では、こういう思考の持久力は、本当に必要なのでしょうか。この点については、また機会を改めて書こうと思いますが、ざっと考え方だけ示しておきましょう。

今、ビジネスにしても社会的な事柄にしても、ことの複雑さはひたすら増しています。たとえば、エレクトロニクスメーカーの事業を例にとってみても、30?40年前は「トレンドの商品を以下に安く、大量につくるか」が目的でした。「三種の神器」「新三種の神器」などとわかりやすいトレンド商品が次々に出てきて、このニーズに応え、つくっていけばよかったのです。今中国ではこういうビジネスが全盛で、中国企業の成長の原動力になっているといえます。しかし、日本のように世界でもっとも進んで高度資本主義社会にでは、そのような牧歌的なビジネス環境はとうの昔に失われてしまいました。ひとつの商品を売るにも、その背後にある開発ストーリーや、それ以前の商品との違いを説明する必要があり、さらに、企業は「金を儲ける存在」と行っていられない状況が生まれて、CSRだの、内部統制だの、知的所有権だの、ナレッジマネジメントだの、込み入ったことを並行してやらなければなりません。それらの込み入った関係を解きほぐし、整合性をとったものけが成功につながる時代の中で、複雑なことを考え続ける思考力は、ますます必要性を増しています。

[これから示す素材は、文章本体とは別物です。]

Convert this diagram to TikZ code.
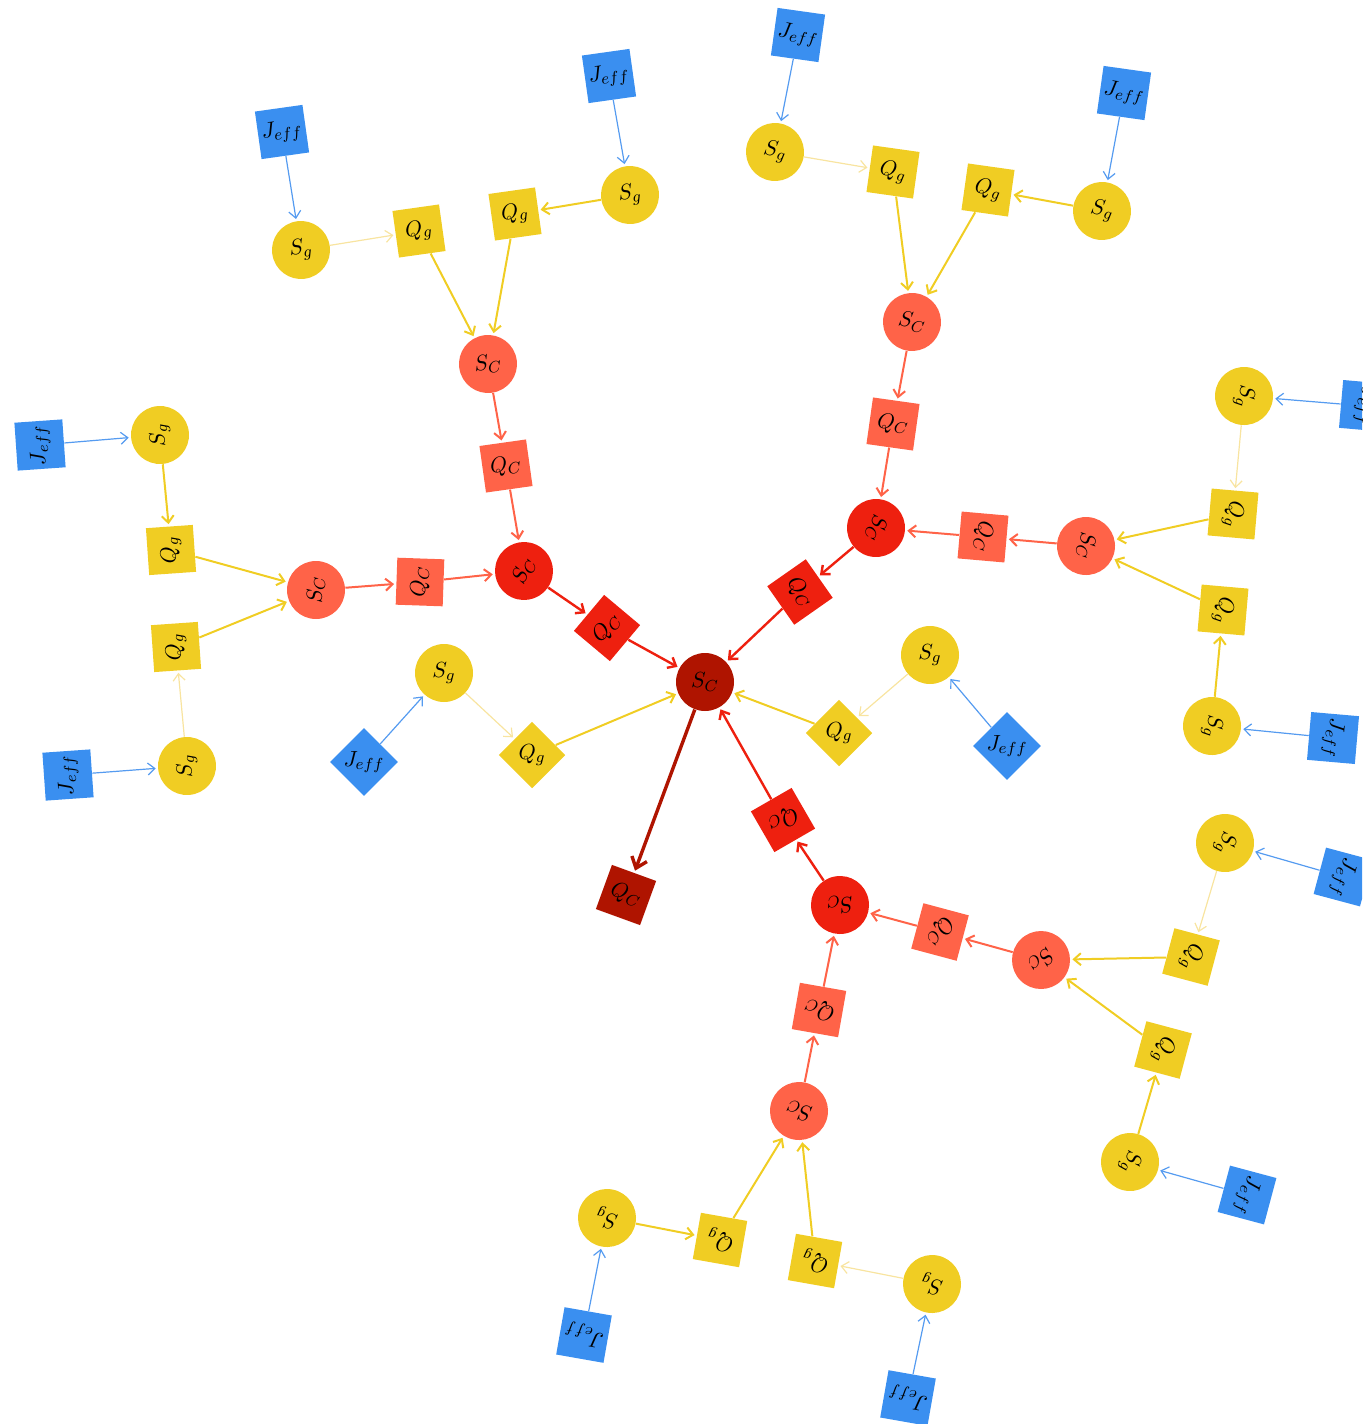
\documentclass[tikz,border=0pt]{standalone}
\usepackage{graphicx}
\usetikzlibrary{arrows.meta}
\definecolor{cy}{RGB}{240,205,35}
\definecolor{cb}{RGB}{58,143,240}
\definecolor{cbl}{RGB}{85,155,240}
\definecolor{cco}{RGB}{255,99,72}
\definecolor{cr}{RGB}{238,32,15}
\definecolor{cdr}{RGB}{175,20,0}
\definecolor{cpale}{RGB}{248,228,160}
\tikzset{
  nd/.style={inner sep=0pt, font=\fontsize{11}{13}\selectfont},
  circ/.style={nd, circle, minimum size=29pt},
  sqr/.style={nd, rectangle, minimum size=23.5pt},
  jeff/.style={sqr, fill=cb, minimum size=24pt},
  qg/.style={sqr, fill=cy},
  sg/.style={circ, fill=cy},
  scl/.style={circ, fill=cco},
  qcl/.style={sqr, fill=cco},
  scr/.style={circ, fill=cr},
  qcr/.style={sqr, fill=cr},
  scd/.style={circ, fill=cdr},
  qcd/.style={sqr, fill=cdr},
  tip/.style={-{Straight Barb[length=3.5pt,width=6pt]}, shorten >=1pt},
  eb/.style={tip, draw=cbl, line width=0.6pt},
  ey/.style={tip, draw=cy, line width=1pt},
  ep/.style={tip, draw=cpale, line width=0.6pt},
  ecl/.style={tip, draw=cco, line width=1pt},
  ecr/.style={tip, draw=cr, line width=1.2pt},
  ecd/.style={-{Straight Barb[length=5pt,width=8pt]}, shorten >=1pt, draw=cdr, line width=1.7pt},
}
\begin{document}
\begin{tikzpicture}[x=0.5pt, y=-0.5pt]
\useasboundingbox (0,0) rectangle (1362,1424);
\clip (0,0) rectangle (1362,1424);
% center
\node[scd] (c0) at (705,682) {$S_C$};
\node[qcd, rotate=-20] (q0) at (626,895) {$Q_C$};
% branch A (upper left)
\node[qcr, rotate=50] (qA) at (607,628) {$Q_C$};
\node[scr, rotate=65] (sA) at (524,571) {$S_C$};
\node[qcl, rotate=88] (qA1) at (420,582) {$Q_C$};
\node[scl, rotate=90] (sA1) at (316,590) {$S_C$};
\node[qg, rotate=94] (gA1a) at (171,550) {$Q_g$};
\node[sg, rotate=94] (sgA1a) at (160,435) {$S_g$};
\node[jeff, rotate=94] (jA1a) at (40,445) {$J_{eff}$};
\node[qg, rotate=94] (gA1b) at (176,647) {$Q_g$};
\node[sg, rotate=94] (sgA1b) at (187,766) {$S_g$};
\node[jeff, rotate=94] (jA1b) at (68,775) {$J_{eff}$};
\node[qcl, rotate=8] (qA2) at (506,466) {$Q_C$};
\node[scl, rotate=8] (sA2) at (488,364) {$S_C$};
\node[qg, rotate=8] (gA2a) at (419,231) {$Q_g$};
\node[sg, rotate=8] (sgA2a) at (301,250) {$S_g$};
\node[jeff, rotate=8] (jA2a) at (282,132) {$J_{eff}$};
\node[qg, rotate=8] (gA2b) at (515,214) {$Q_g$};
\node[sg, rotate=8] (sgA2b) at (630,195) {$S_g$};
\node[jeff, rotate=8] (jA2b) at (609,76) {$J_{eff}$};
% branch B (upper right)
\node[qcr, rotate=-55] (qB) at (800,592) {$Q_C$};
\node[scr, rotate=-105] (sB) at (876,528) {$S_C$};
\node[qcl, rotate=-95] (qB1) at (983,537) {$Q_C$};
\node[scl, rotate=-95] (sB1) at (1086,546) {$S_C$};
\node[qg, rotate=-95] (gB1a) at (1233,514) {$Q_g$};
\node[sg, rotate=-95] (sgB1a) at (1244,396) {$S_g$};
\node[jeff, rotate=-95] (jB1a) at (1365,406) {$J_{eff}$};
\node[qg, rotate=-95] (gB1b) at (1223,610) {$Q_g$};
\node[sg, rotate=-95] (sgB1b) at (1212,726) {$S_g$};
\node[jeff, rotate=-95] (jB1b) at (1333,738) {$J_{eff}$};
\node[qcl, rotate=-8] (qB2) at (893,424) {$Q_C$};
\node[scl, rotate=-8] (sB2) at (912,322) {$S_C$};
\node[qg, rotate=-8] (gB2a) at (893,172) {$Q_g$};
\node[sg, rotate=-8] (sgB2a) at (775,152) {$S_g$};
\node[jeff, rotate=-8] (jB2a) at (798,35) {$J_{eff}$};
\node[qg, rotate=-8] (gB2b) at (988,190) {$Q_g$};
\node[sg, rotate=-8] (sgB2b) at (1102,211) {$S_g$};
\node[jeff, rotate=-8] (jB2b) at (1124,93) {$J_{eff}$};
% direct leaves of center
\node[qg, rotate=45] (gC) at (532,755) {\rotatebox{-45}{$Q_g$}};
\node[sg] (sgC) at (444,673) {$S_g$};
\node[jeff, rotate=45] (jC) at (364,762) {\rotatebox{-45}{$J_{eff}$}};
\node[qg, rotate=45] (gD) at (839,733) {\rotatebox{-45}{$Q_g$}};
\node[sg] (sgD) at (930,655) {$S_g$};
\node[jeff, rotate=45] (jD) at (1007,746) {\rotatebox{-45}{$J_{eff}$}};
% branch E (bottom)
\node[qcr, rotate=-150] (qE) at (783,820) {$Q_C$};
\node[scr, rotate=-170] (sE) at (840,905) {$S_C$};
\node[qcl, rotate=-105] (qE1) at (940,932) {\rotatebox{-12}{$Q_C$}};
\node[scl, rotate=-135] (sE1) at (1041,960) {$S_C$};
\node[qg, rotate=-105] (gE1a) at (1191,957) {$Q_g$};
\node[sg, rotate=-105] (sgE1a) at (1225,843) {$S_g$};
\node[jeff, rotate=-105] (jE1a) at (1343,877) {$J_{eff}$};
\node[qg, rotate=-105] (gE1b) at (1163,1050) {$Q_g$};
\node[sg, rotate=-105] (sgE1b) at (1130,1162) {$S_g$};
\node[jeff, rotate=-105] (jE1b) at (1247,1195) {$J_{eff}$};
\node[qcl, rotate=170] (qE2) at (819,1010) {$Q_C$};
\node[scl, rotate=170] (sE2) at (799,1111) {$S_C$};
\node[qg, rotate=170] (gE2a) at (720,1240) {$Q_g$};
\node[sg, rotate=170] (sgE2a) at (607,1218) {$S_g$};
\node[jeff, rotate=170] (jE2a) at (584,1335) {$J_{eff}$};
\node[qg, rotate=170] (gE2b) at (815,1261) {$Q_g$};
\node[sg, rotate=170] (sgE2b) at (932,1284) {$S_g$};
\node[jeff, rotate=170] (jE2b) at (908,1398) {$J_{eff}$};
% edges: Jeff -> Sg
\foreach \j/\s in {jA1a/sgA1a, jA1b/sgA1b, jA2a/sgA2a, jA2b/sgA2b,
  jB1a/sgB1a, jB1b/sgB1b, jB2a/sgB2a, jB2b/sgB2b, jC/sgC, jD/sgD,
  jE1a/sgE1a, jE1b/sgE1b, jE2a/sgE2a, jE2b/sgE2b}
  \draw[eb] (\j) -- (\s);
% Sg -> Qg (normal)
\foreach \s/\g in {sgA1a/gA1a, sgA2b/gA2b, sgB1b/gB1b, sgB2b/gB2b, sgE1b/gE1b, sgE2a/gE2a}
  \draw[ey] (\s) -- (\g);
% Sg -> Qg (pale)
\foreach \s/\g in {sgA1b/gA1b, sgA2a/gA2a, sgB1a/gB1a, sgB2a/gB2a, sgC/gC, sgD/gD, sgE1a/gE1a, sgE2b/gE2b}
  \draw[ep] (\s) -- (\g);
% Qg -> Sc
\foreach \g/\s in {gA1a/sA1, gA1b/sA1, gA2a/sA2, gA2b/sA2, gB1a/sB1, gB1b/sB1,
  gB2a/sB2, gB2b/sB2, gC/c0, gD/c0, gE1a/sE1, gE1b/sE1, gE2a/sE2, gE2b/sE2}
  \draw[ey] (\g) -- (\s);
% coral chain
\foreach \a/\b in {sA1/qA1, qA1/sA, sA2/qA2, qA2/sA, sB1/qB1, qB1/sB, sB2/qB2, qB2/sB,
  sE1/qE1, qE1/sE, sE2/qE2, qE2/sE}
  \draw[ecl] (\a) -- (\b);
% red chain
\foreach \a/\b in {sA/qA, qA/c0, sB/qB, qB/c0, sE/qE, qE/c0}
  \draw[ecr] (\a) -- (\b);
\draw[ecd] (c0) -- (q0);
\end{tikzpicture}
\end{document}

そして、それを学ぶために、ロジカルシンキングの分野が注目され、研修が開発され、学ばれるようになってきたのに、受講が一般化するにつれて、本質が見失われて、「手っ取り早い論理思考」という矛盾が起きているのが、現状です。

僕がやっているような研修が、十分に効果を上げられているのかと問われれば、Yesといいきれない部分もあるでしょう。より効果的なメソッドの開発に挑戦していく必要があります。しかし、手っ取り早いロジカルシンキングは、「何ももたらさない」と僕は考えています。何ももたらさないどころか、わかったような気になるという意味で、危険でさえある。

こんな風に僕がここで訴えたからといって、おそらく、この分野の研修がお手軽になっていくトレンドはおそらく変えようがないのでしょう。しかし、それは同時に、思考力をつけるという分野の価値が再び見いだせなくなるというように、いわば「壊死」を起こし始めているのかもしれません。

せっかくここまで注目されてきた分野だからこそ、本質を見失わないように、踏みとどまりたいと思っています。